Tuesday, 21 July 2009

Taking on their lives

Am I becoming the thing I created?

I see the things I write about, lurking in the corners and taunting me but when I turn my head, they are not there. The other day when I walked into the dewan, I could have sworn I saw a girl dressed in a white t-shirt standing on the stage waving at me.

One time, I saw something sitting in Pai Chieh's chair, facing the other way, grabbing it's head and screaming.

I saw a cat, waving it's tail outside my room. Then someone crouched behind a wall.

I can't even pretend they don't exist.

Sometimes, I wonder if I'm becoming him. If I'm not really channeling him and that I already have become the thing I hate. Or perhaps, I actually love him. He loves to egg me on and suggest I do things so horrible I almost want to do them. He's not even like Manic. At least Manic means well. At least all Manic wants is fun and pleasure. Not the sick kind the other one suggests.

Some deep dark part of me likes the things he suggests. He says that we were never two, and we were always one but I hope it's not true. I hope it's so not true.



The other night, I dreamed I was standing outside the dewan. I waved to my friends, who were waiting for the AGM to begin. My classmates were in the parking lot.
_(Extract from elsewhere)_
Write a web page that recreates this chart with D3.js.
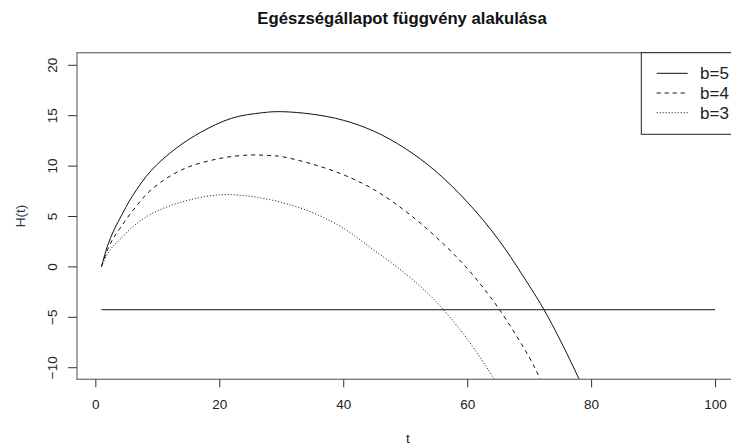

I wave to them. they come up the stairs. I escape into the dewan which magically becomes a corridor. I stride down it. I strip off my vest, toss backwards, so that my friends will wonder what happened to me that my vest would be left behind.
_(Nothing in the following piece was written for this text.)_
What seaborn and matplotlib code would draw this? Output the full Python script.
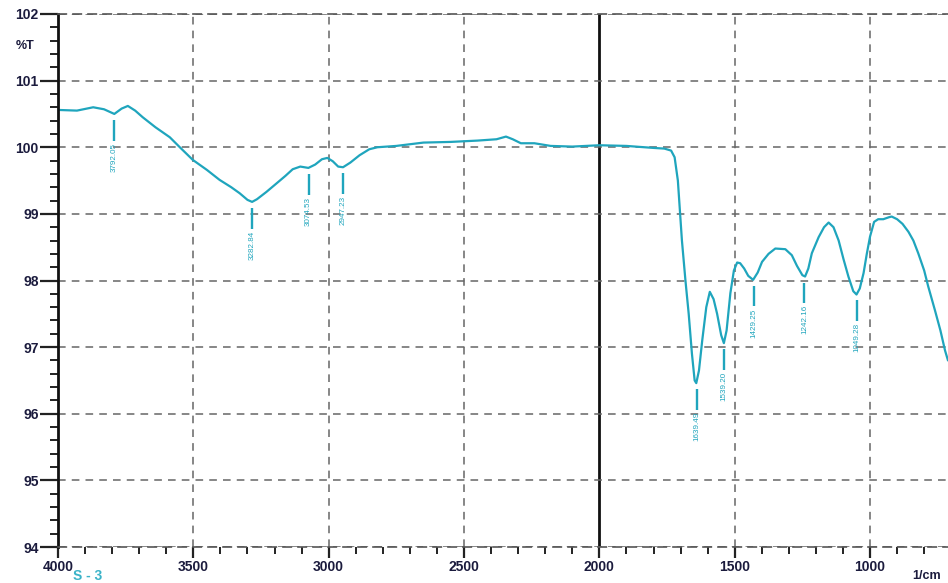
import numpy as np
import pandas as pd
import matplotlib
matplotlib.use("Agg")
import matplotlib.pyplot as plt
from matplotlib.ticker import MultipleLocator
import seaborn as sns

sns.set_style("ticks")
plt.rcParams["font.family"] = ["Liberation Sans", "DejaVu Sans"]

# spectrum (wavenumber 1/cm, transmittance %T)
wavenumber = [4000, 3930, 3870, 3830, 3792, 3765, 3742, 3715, 3687, 3640,
              3587, 3550, 3502, 3450, 3403, 3360, 3329, 3300, 3283, 3265,
              3230, 3192, 3160, 3133, 3105, 3075, 3050, 3025, 3005, 2985,
              2965, 2947, 2920, 2886, 2850, 2820, 2750, 2650, 2550, 2450,
              2380, 2345, 2320, 2290, 2240, 2180, 2100, 2000, 1900, 1800,
              1760, 1735, 1722, 1710, 1695, 1682, 1670, 1658, 1648, 1642,
              1632, 1620, 1605, 1592, 1578, 1565, 1550, 1540, 1530, 1516,
              1503, 1491, 1480, 1465, 1450, 1432, 1415, 1399, 1375, 1350,
              1313, 1289, 1270, 1250, 1240, 1228, 1215, 1190, 1170, 1153,
              1135, 1116, 1098, 1080, 1062, 1050, 1038, 1024, 1012, 1000,
              985, 970, 951, 930, 920, 900, 880, 858, 840, 822,
              800, 785, 760, 740, 723, 712]
transmittance = [100.56, 100.55, 100.60, 100.57, 100.50, 100.58, 100.62, 100.55, 100.45, 100.30,
                 100.15, 100.00, 99.81, 99.66, 99.51, 99.40, 99.31, 99.21, 99.18, 99.22,
                 99.33, 99.46, 99.57, 99.67, 99.71, 99.69, 99.74, 99.82, 99.84, 99.79,
                 99.71, 99.70, 99.77, 99.88, 99.97, 100.00, 100.02, 100.07, 100.08, 100.10,
                 100.12, 100.16, 100.12, 100.06, 100.06, 100.02, 100.01, 100.03, 100.02, 99.99,
                 99.98, 99.95, 99.85, 99.50, 98.60, 98.00, 97.50, 96.90, 96.50, 96.46,
                 96.65, 97.10, 97.60, 97.83, 97.72, 97.50, 97.18, 97.06, 97.25, 97.81,
                 98.15, 98.27, 98.26, 98.18, 98.07, 98.01, 98.12, 98.28, 98.40, 98.48,
                 98.47, 98.38, 98.22, 98.08, 98.06, 98.18, 98.41, 98.65, 98.80, 98.87,
                 98.80, 98.60, 98.32, 98.06, 97.84, 97.79, 97.88, 98.11, 98.40, 98.66,
                 98.88, 98.92, 98.92, 98.95, 98.96, 98.92, 98.85, 98.73, 98.60, 98.41,
                 98.15, 97.91, 97.55, 97.25, 96.95, 96.80]

# labelled peaks
peak_labels = ["3792.05", "3282.84", "3074.53", "2947.23", "1639.49",
               "1539.20", "1429.25", "1242.16", "1049.28"]
peak_wn = [3792.05, 3282.84, 3074.53, 2947.23, 1639.49, 1539.20, 1429.25, 1242.16, 1049.28]
peak_t = [100.50, 99.18, 99.69, 99.70, 96.46, 97.06, 98.01, 98.06, 97.79]

LINE_COLOR = "#1fa5bd"
TEXT_COLOR = "#1b1b3d"

df = pd.DataFrame({"wn": wavenumber, "T": transmittance})

fig = plt.figure(figsize=(9.48, 5.83), dpi=100)
ax = fig.add_axes([0.0612, 0.0617, 0.9388, 0.9143])

sns.lineplot(data=df, x="wn", y="T", ax=ax, color=LINE_COLOR, lw=1.6,
             sort=False, estimator=None)

for lab, w, t in zip(peak_labels, peak_wn, peak_t):
    ax.vlines(w, t - 0.40, t - 0.09, color=LINE_COLOR, lw=1.7)
    ax.text(w, t - 0.43, lab, rotation=90, ha="center", va="top",
            fontsize=5.8, color=LINE_COLOR)

ax.set_xlim(4000, 712)
ax.set_ylim(94, 102)
ax.set_xlabel("")
ax.set_ylabel("")

ax.xaxis.set_major_locator(MultipleLocator(500))
ax.xaxis.set_minor_locator(MultipleLocator(100))
ax.yaxis.set_major_locator(MultipleLocator(1))
ax.yaxis.set_minor_locator(MultipleLocator(0.2))

ax.tick_params(axis="y", which="major", length=13, width=1.6, color="#222222",
               labelsize=10, labelcolor=TEXT_COLOR, pad=1)
ax.tick_params(axis="y", which="minor", length=6, width=1.4, color="#222222")
ax.tick_params(axis="x", which="major", length=8, width=1.6, color="#222222",
               labelsize=10, labelcolor=TEXT_COLOR, pad=1)
ax.tick_params(axis="x", which="minor", length=5, width=1.4, color="#222222")
for lbl in ax.get_xticklabels() + ax.get_yticklabels():
    lbl.set_fontweight("bold")

ax.grid(True, which="major", color="#666666", linestyle=(0, (5, 4)), lw=1.1)
for gl in ax.get_xgridlines():
    if abs(gl.get_xdata()[0] - 2000) < 1:
        gl.set_linestyle("-")
        gl.set_color("#111111")
        gl.set_linewidth(2)

ax.spines["left"].set_linewidth(2)
ax.spines["left"].set_color("#111111")
ax.spines["right"].set_visible(False)
for side in ("top", "bottom"):
    ax.spines[side].set_linestyle((0, (5, 4)))
    ax.spines[side].set_color("#555555")
    ax.spines[side].set_linewidth(1.2)

fig.text(25 / 948, 1 - 46 / 583, "%T", fontsize=9, fontweight="bold",
         color=TEXT_COLOR, ha="center", va="center")
fig.text(88 / 948, 1 - 576 / 583, "S - 3", fontsize=10, fontweight="bold",
         color="#3bb3c8", ha="center", va="center")
fig.text(912 / 948, 1 - 576 / 583, "1/cm", fontsize=9, fontweight="bold",
         color=TEXT_COLOR, ha="left", va="center")

fig.savefig("out.png", dpi=100)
I duck into the adjacent office, hide behind the partition and look up. People come and go. I head downstairs. I hear my friends wonder about me and where I went. Behind me, the second floor explodes. I say nothing as I walk up to a small school bus. I pull out my student card and flash it at the driver. He starts the bus. I squeeze in the back of the tiny bus with children younger than me. I feel so so dirty.

I look as the school looms in front of me. Time to take finals.